Architecturally speaking, you’ll end up with Fast2 installed on a remote machine and an additional worker installed on either the source or the destination server (even one on each). This may fulfill confidentiality requirements you’ve been asked to match (private connection allowing the worker to access the ECM, nothing is exposed outside of your network), speed up the retrieving stage of data and documents, without complicating too much any technical intervention if needed.
Performance-wise
The performances such configuration can claim are pretty decent. By freeing yourself from a bottleneck server hosting both the ETL and one of your ECMs, you also prevent ECMs reachability issues which may induce slowdowns. Delegating heavy processing to specified workers for high-volume migrations as so, will benefit your project timeline, since the extraction stage comes as one of the most resource demanding steps. It’s barely any different from the “on-premise” way of doing things.
Ease of debugging
The debugging aspect is the “go/no-go” criteria of this installation. You’ll soon be confronted with the major downside if you decide to follow that path: where to look for which info. The broker on one hand records high-level progress indicators (flow speeds, completion ratios, and more) while the workers trace migration progress at the task level. Although all logging information will be accessible from either the Explore place (gathering documents and metadata details for a given task) or Kibana, you’ll need clear knowledge about where the remote/associated workers in charge of a specific task are running. It can get slightly more complicated than the two previous options we talked about just earlier. However you’ll keep the integrity of each server, as the most resource demanding processes will be kept separated in different environments.
Option #4: AWS Snowball
Architecture
The last option which you might consider is to take advantage of AWS Snowball. All metadata and content transactions would then happen inside your enclosed internal network. Not only does it present the benefits of meeting confidentiality requirements, but it might as well offer more flexibility to set up and integrate. The major downside of this approach though, is the delta of “physical transfer” per say, happening at the end of Fast2’s job when the hard drive will be transported to the AWS warehouse.
Performance-wise
Since the Snowball drive will be close to both your source ECM and the Fast2 migration engine, it will allow you to drastically shorten the project timeline.

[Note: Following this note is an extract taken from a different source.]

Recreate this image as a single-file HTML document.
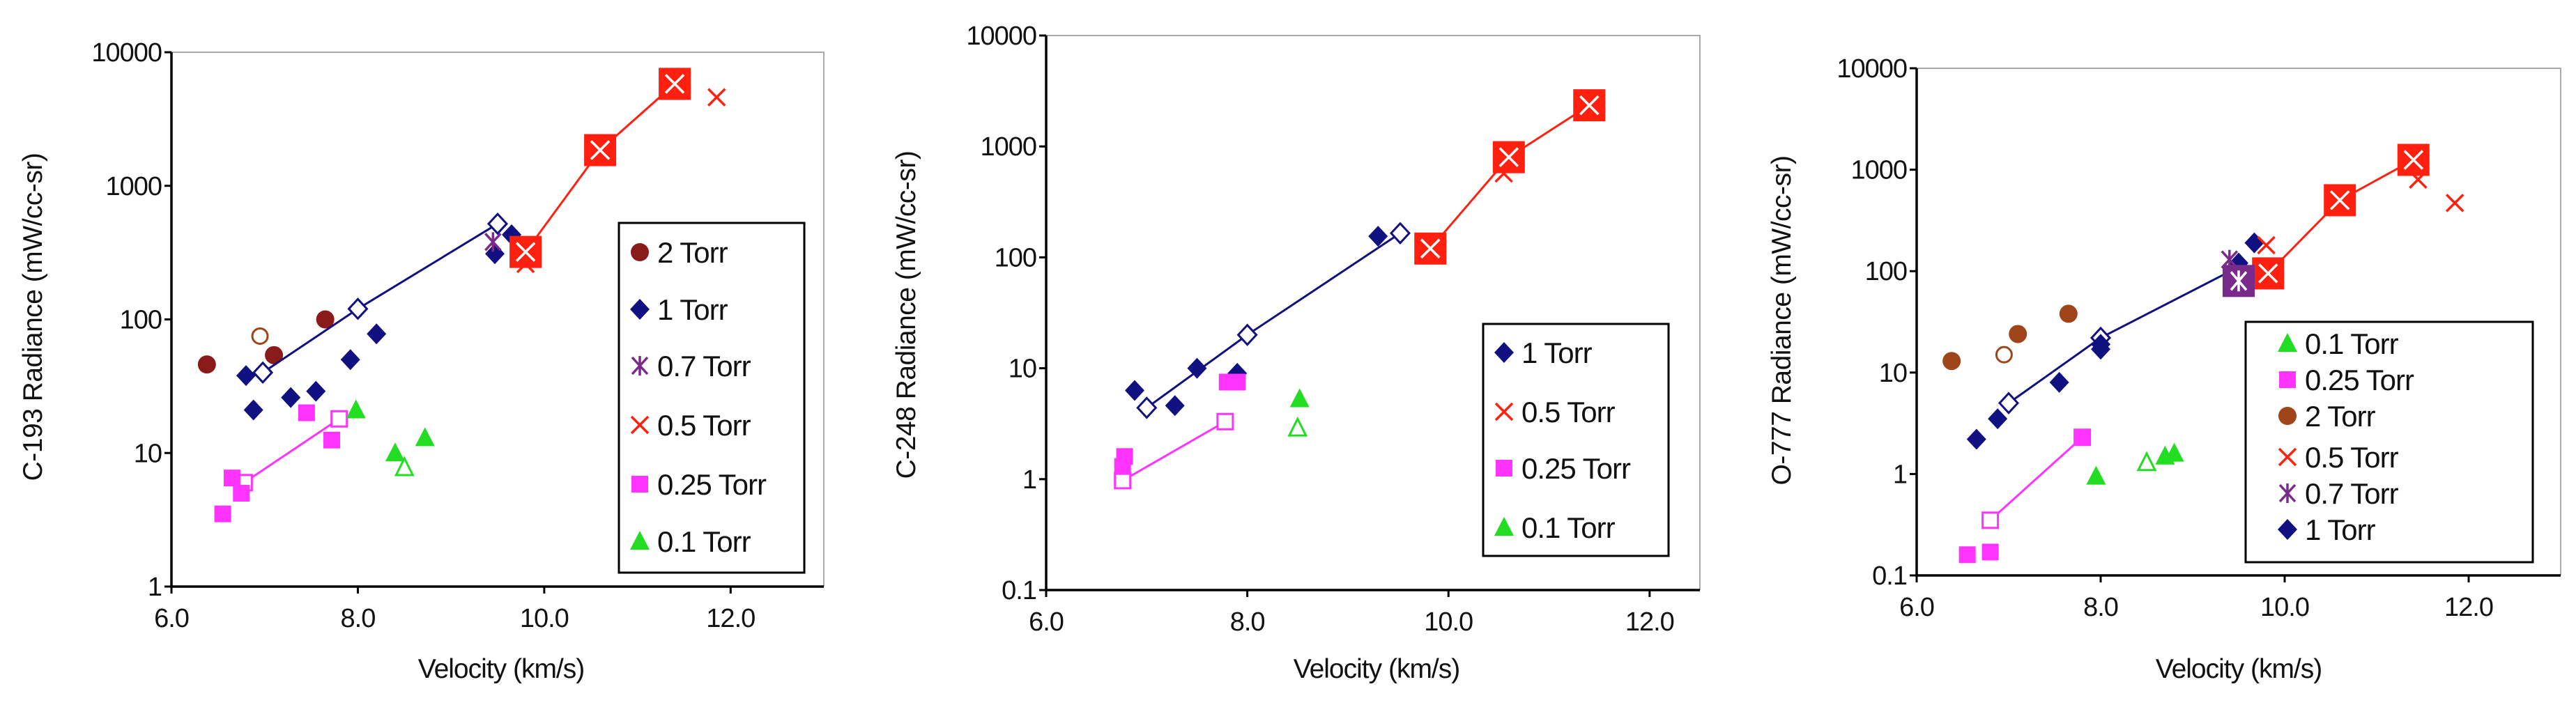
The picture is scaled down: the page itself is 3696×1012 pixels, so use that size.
<!DOCTYPE html>
<html><head><meta charset="utf-8">
<style>
html,body{margin:0;padding:0;background:#fff;}
svg{display:block;font-family:"Liberation Sans",Arial,sans-serif;}
</style></head>
<body>
<svg id="chart" width="3696" height="1012" viewBox="0 0 3696 1012" xmlns="http://www.w3.org/2000/svg"></svg>
<script>
// ---------- Data (velocity km/s, radiance mW/cc-sr) ----------
const xTicks=[6,8,10,12];
const xTickLabels=["6.0","8.0","10.0","12.0"];
// Panel 1: C-193
const p1_torr2=[[6.38,46],[7.1,54],[7.65,100]];
const p1_torr2_open=[[6.95,75]];
const p1_torr1=[[6.8,38],[6.88,21],[7.28,26],[7.55,29],[7.92,50],[8.2,78],[9.47,310],[9.65,430]];
const p1_torr1_fit=[[6.98,40],[8.0,120],[9.5,520]];
const p1_torr07=[[9.45,380]];
const p1_torr05=[[11.85,4600],[9.8,260]];
const p1_torr05_fit=[[9.8,320],[10.6,1850],[11.4,5800]];
const p1_torr025=[[6.55,3.5],[6.65,6.5],[6.75,5],[7.45,20],[7.72,12.5]];
const p1_torr025_fit=[[6.78,6],[7.8,18]];
const p1_torr01=[[7.98,21],[8.4,10],[8.72,13]];
const p1_torr01_open=[[8.5,7.8]];
// Panel 2: C-248
const p2_torr1=[[6.88,6.3],[7.28,4.6],[7.5,10],[7.9,9],[9.3,155]];
const p2_torr1_fit=[[7.0,4.4],[8.0,20],[9.52,165]];
const p2_torr05=[[10.55,570]];
const p2_torr05_fit=[[9.82,120],[10.6,800],[11.4,2350]];
const p2_torr025=[[6.78,1.6],[6.76,1.3],[7.8,7.5],[7.9,7.5]];
const p2_torr025_fit=[[6.76,0.97],[7.78,3.3]];
const p2_torr01=[[8.52,5.3]];
const p2_torr01_open=[[8.5,2.9]];
// Panel 3: O-777
const p3_torr01=[[7.95,0.95],[8.7,1.5],[8.8,1.6]];
const p3_torr01_open=[[8.5,1.3]];
const p3_torr025=[[6.55,0.16],[6.8,0.17],[7.8,2.3]];
const p3_torr025_fit=[[6.8,0.35],[7.8,2.3]];
const p3_torr2=[[6.38,13],[7.1,24],[7.65,38]];
const p3_torr2_open=[[6.95,15]];
const p3_torr05=[[11.85,470],[11.45,800],[9.8,180]];
const p3_torr05_fit=[[9.82,95],[10.6,500],[11.4,1250]];
const p3_torr07=[[9.4,130]];
const p3_torr07_big=[[9.5,80]];
const p3_torr1=[[6.65,2.2],[6.88,3.5],[7.55,8],[8.0,17],[8.0,19],[9.5,120],[9.67,190]];
const p3_torr1_fit=[[7.0,5],[8.0,22],[9.5,110]];

const NS="http://www.w3.org/2000/svg";
const svg=document.getElementById('chart');
function mk(tag,attrs,parent){const e=document.createElementNS(NS,tag);for(const k in attrs)e.setAttribute(k,attrs[k]);(parent||svg).appendChild(e);return e;}

const C={navy:"#101080",red:"#ff2010",mag:"#ff33ff",grn:"#22dd22",brown:"#8b1a1a",brown2:"#a0441a",purp:"#7a2a8a"};

function marker(g,type,x,y,color){
  let e;
  if(type==="diamond"){e=mk('path',{d:`M${x} ${y-15}L${x+14} ${y}L${x} ${y+15}L${x-14} ${y}Z`,fill:color},g);}
  else if(type==="odiamond"){e=mk('path',{d:`M${x} ${y-14}L${x+13} ${y}L${x} ${y+14}L${x-13} ${y}Z`,fill:"#fff",stroke:color,"stroke-width":3},g);}
  else if(type==="circle"){e=mk('circle',{cx:x,cy:y,r:13,fill:color},g);}
  else if(type==="ocircle"){e=mk('circle',{cx:x,cy:y,r:11,fill:"none",stroke:color,"stroke-width":3},g);}
  else if(type==="square"){e=mk('rect',{x:x-12,y:y-12,width:24,height:24,fill:color},g);}
  else if(type==="osquare"){e=mk('rect',{x:x-11,y:y-11,width:22,height:22,fill:"#fff",stroke:color,"stroke-width":3},g);}
  else if(type==="tri"){e=mk('path',{d:`M${x} ${y-15}L${x+14} ${y+12}L${x-14} ${y+12}Z`,fill:color},g);}
  else if(type==="otri"){e=mk('path',{d:`M${x} ${y-13}L${x+12} ${y+11}L${x-12} ${y+11}Z`,fill:"#fff",stroke:color,"stroke-width":3},g);}
  else if(type==="x"){e=mk('path',{d:`M${x-12} ${y-12}L${x+12} ${y+12}M${x+12} ${y-12}L${x-12} ${y+12}`,stroke:color,"stroke-width":3.5,fill:"none"},g);}
  else if(type==="star"){e=mk('path',{d:`M${x-11} ${y-12}L${x+11} ${y+12}M${x+11} ${y-12}L${x-11} ${y+12}M${x} ${y-14}L${x} ${y+14}`,stroke:color,"stroke-width":3.5,fill:"none"},g);}
  else if(type==="bigx"){e=mk('g',{},g);mk('rect',{x:x-23,y:y-23,width:46,height:46,fill:color},e);mk('path',{d:`M${x-13} ${y-13}L${x+13} ${y+13}M${x+13} ${y-13}L${x-13} ${y+13}`,stroke:"#fff","stroke-width":3.5},e);}
  else if(type==="bigstar"){e=mk('g',{},g);mk('rect',{x:x-23,y:y-23,width:46,height:46,fill:color},e);mk('path',{d:`M${x-11} ${y-13}L${x+11} ${y+13}M${x+11} ${y-13}L${x-11} ${y+13}M${x} ${y-15}L${x} ${y+15}`,stroke:"#fff","stroke-width":3.5},e);}
  return e;
}

function panel(cfg){
  const g=mk('g',{});
  
  
  const L=cfg.left,R=cfg.right,T=cfg.top,B=cfg.bottom;
  const X=v=>L+(v-cfg.xmin)/(cfg.xmax-cfg.xmin)*(R-L);
  const Y=v=>B-(Math.log10(v)-Math.log10(cfg.ymin))/(Math.log10(cfg.ymax)-Math.log10(cfg.ymin))*(B-T);
  const frame=mk('path',{d:`M${L} ${T}L${R} ${T}L${R} ${B}`,stroke:"#aaa","stroke-width":2,fill:"none"},g);
  
  
  const ax=mk('path',{d:`M${L} ${T}L${L} ${B}L${R} ${B}`,stroke:"#000","stroke-width":3.5,fill:"none"},g);
  
  
  // y ticks
  for(let v=cfg.ymin;v<=cfg.ymax*1.001;v*=10){
    const y=Y(v);
    mk('line',{x1:L-10,x2:L,y1:y,y2:y,stroke:"#000","stroke-width":3},g);
    const t=mk('text',{x:L-14,y:y+13,"text-anchor":"end","font-size":38,fill:"#111","letter-spacing":"-1"},g);
    t.textContent=String(Math.round(v*10)/10);
    
    
  }
  xTicks.forEach((v,i)=>{
    const x=X(v);
    mk('line',{x1:x,x2:x,y1:B,y2:B+10,stroke:"#000","stroke-width":3},g);
    const t=mk('text',{x:x,y:B+58,"text-anchor":"middle","font-size":38,fill:"#111","letter-spacing":"-1"},g);
    t.textContent=xTickLabels[i];
    
    
  });
  const xt=mk('text',{x:cfg.xtX,y:973,"text-anchor":"middle","font-size":39,fill:"#111","letter-spacing":"-1"},g);
  xt.textContent="Velocity (km/s)";
  
  
  const yt=mk('text',{x:0,y:0,"text-anchor":"middle","font-size":39,fill:"#111","letter-spacing":"-0.5",transform:`translate(${cfg.ytX},${cfg.ytY}) rotate(-90)`},g);
  yt.textContent=cfg.ytitle;
  
  
  // series
  cfg.series.forEach(s=>{
    const sg=mk('g',{},g);
    
    
    if(s.line){
      const pts=s.data.map(p=>X(p[0])+","+Y(p[1])).join(" ");
      const pl=mk('polyline',{points:pts,fill:"none",stroke:s.color,"stroke-width":3},sg);
      
      
    }
    s.data.forEach(p=>{
      const m=marker(sg,s.type,X(p[0]),Y(p[1]),s.color);
      
      
    });
  });
  // legend
  const lg=mk('g',{},g);
  
  
  const lb=cfg.legend;
  mk('rect',{x:lb.x,y:lb.y,width:lb.w,height:lb.h,fill:"#fff",stroke:"#000","stroke-width":3},lg);
  lb.items.forEach((it,i)=>{
    const cy=lb.ys[i];
    const m=marker(lg,it[1],lb.x+lb.mx,cy,it[2]);
    
    
    const t=mk('text',{x:lb.x+lb.tx,y:cy+15,"font-size":42,fill:"#111","letter-spacing":"-1"},lg);
    t.textContent=it[0];
    
    
  });
}

panel({name:"c193-panel",left:246,right:1182,top:75,bottom:842,xmin:6,xmax:13,ymin:1,ymax:10000,
  xtX:719,ytX:60,ytY:455,ytitle:"C-193 Radiance (mW/cc-sr)",
  series:[
    {name:"torr2",data:p1_torr2,type:"circle",color:C.brown},
    {name:"torr2-open",data:p1_torr2_open,type:"ocircle",color:C.brown2},
    {name:"torr1-fit",data:p1_torr1_fit,type:"odiamond",color:C.navy,line:true},
    {name:"torr1",data:p1_torr1,type:"diamond",color:C.navy},
    {name:"torr07",data:p1_torr07,type:"star",color:C.purp},
    {name:"torr05",data:p1_torr05,type:"x",color:C.red},
    {name:"torr05-fit",data:p1_torr05_fit,type:"bigx",color:C.red,line:true},
    {name:"torr025-fit",data:p1_torr025_fit,type:"osquare",color:C.mag,line:true},
    {name:"torr025",data:p1_torr025,type:"square",color:C.mag},
    {name:"torr01",data:p1_torr01,type:"tri",color:C.grn},
    {name:"torr01-open",data:p1_torr01_open,type:"otri",color:C.grn}],
  legend:{x:888,y:320,w:266,h:502,mx:30,tx:55,ys:[362,444,525,610,695,777],
    items:[["2 Torr","circle",C.brown],["1 Torr","diamond",C.navy],["0.7 Torr","star",C.purp],["0.5 Torr","x",C.red],["0.25 Torr","square",C.mag],["0.1 Torr","tri",C.grn]]}
});

panel({name:"c248-panel",left:1501,right:2439,top:51,bottom:847,xmin:6,xmax:12.5,ymin:0.1,ymax:10000,
  xtX:1975,ytX:1313,ytY:452,ytitle:"C-248 Radiance (mW/cc-sr)",
  series:[
    {name:"torr1-fit",data:p2_torr1_fit,type:"odiamond",color:C.navy,line:true},
    {name:"torr1",data:p2_torr1,type:"diamond",color:C.navy},
    {name:"torr05",data:p2_torr05,type:"x",color:C.red},
    {name:"torr05-fit",data:p2_torr05_fit,type:"bigx",color:C.red,line:true},
    {name:"torr025-fit",data:p2_torr025_fit,type:"osquare",color:C.mag,line:true},
    {name:"torr025",data:p2_torr025,type:"square",color:C.mag},
    {name:"torr01",data:p2_torr01,type:"tri",color:C.grn},
    {name:"torr01-open",data:p2_torr01_open,type:"otri",color:C.grn}],
  legend:{x:2128,y:465,w:266,h:333,mx:30,tx:55,ys:[506,591,672,757],
    items:[["1 Torr","diamond",C.navy],["0.5 Torr","x",C.red],["0.25 Torr","square",C.mag],["0.1 Torr","tri",C.grn]]}
});

panel({name:"o777-panel",left:2750,right:3674,top:98,bottom:826,xmin:6,xmax:13,ymin:0.1,ymax:10000,
  xtX:3212,ytX:2569,ytY:460,ytitle:"O-777 Radiance (mW/cc-sr)",
  series:[
    {name:"torr01",data:p3_torr01,type:"tri",color:C.grn},
    {name:"torr01-open",data:p3_torr01_open,type:"otri",color:C.grn},
    {name:"torr025-fit",data:p3_torr025_fit,type:"osquare",color:C.mag,line:true},
    {name:"torr025",data:p3_torr025,type:"square",color:C.mag},
    {name:"torr2",data:p3_torr2,type:"circle",color:C.brown2},
    {name:"torr2-open",data:p3_torr2_open,type:"ocircle",color:C.brown2},
    {name:"torr1-fit",data:p3_torr1_fit,type:"odiamond",color:C.navy,line:true},
    {name:"torr1",data:p3_torr1,type:"diamond",color:C.navy},
    {name:"torr05",data:p3_torr05,type:"x",color:C.red},
    {name:"torr05-fit",data:p3_torr05_fit,type:"bigx",color:C.red,line:true},
    {name:"torr07",data:p3_torr07,type:"star",color:C.purp},
    {name:"torr07-big",data:p3_torr07_big,type:"bigstar",color:C.purp}],
  legend:{x:3222,y:462,w:412,h:345,mx:60,tx:85,ys:[493,545,597,656,708,760],
    items:[["0.1 Torr","tri",C.grn],["0.25 Torr","square",C.mag],["2 Torr","circle",C.brown2],["0.5 Torr","x",C.red],["0.7 Torr","star",C.purp],["1 Torr","diamond",C.navy]]}
});
</script>
</body></html>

It does not differ much from an on-prem-to-on-prem design, although you’ll benefit in the end from having your target ECM in the cloud. Keep in mind the lack of scalability related to such configuration.
The major upside now will be the preservation of your bandwidth : Fast2 will migrate the data alongside with other usage of the network related to your coworkers’ projects.
Ease of debugging
Finally, the identification of which component is involved in any raised issue will be rather easy to address, since the 3 main components are completely independent of each other. Fast2 reaches the FileNet server to retrieve contents and their metadata, FileNet serves the data through its built-in API, which are then processed and transformed on the Fast2 server, before being sent over to the Snowball drive.
Let’s sum up !
Now with all these clarifications in mind, you might have a more precise idea of the way to go regarding the installation of our tool. All options do offer interesting added values! You’ll be the best judge for the case.
However if you are not fully confident about which choice suits you most, keep in mind that it’s pretty easy to switch from both the “same network” and the “remote” configurations to the hybrid architecture. That’s why you can safely commit to either option.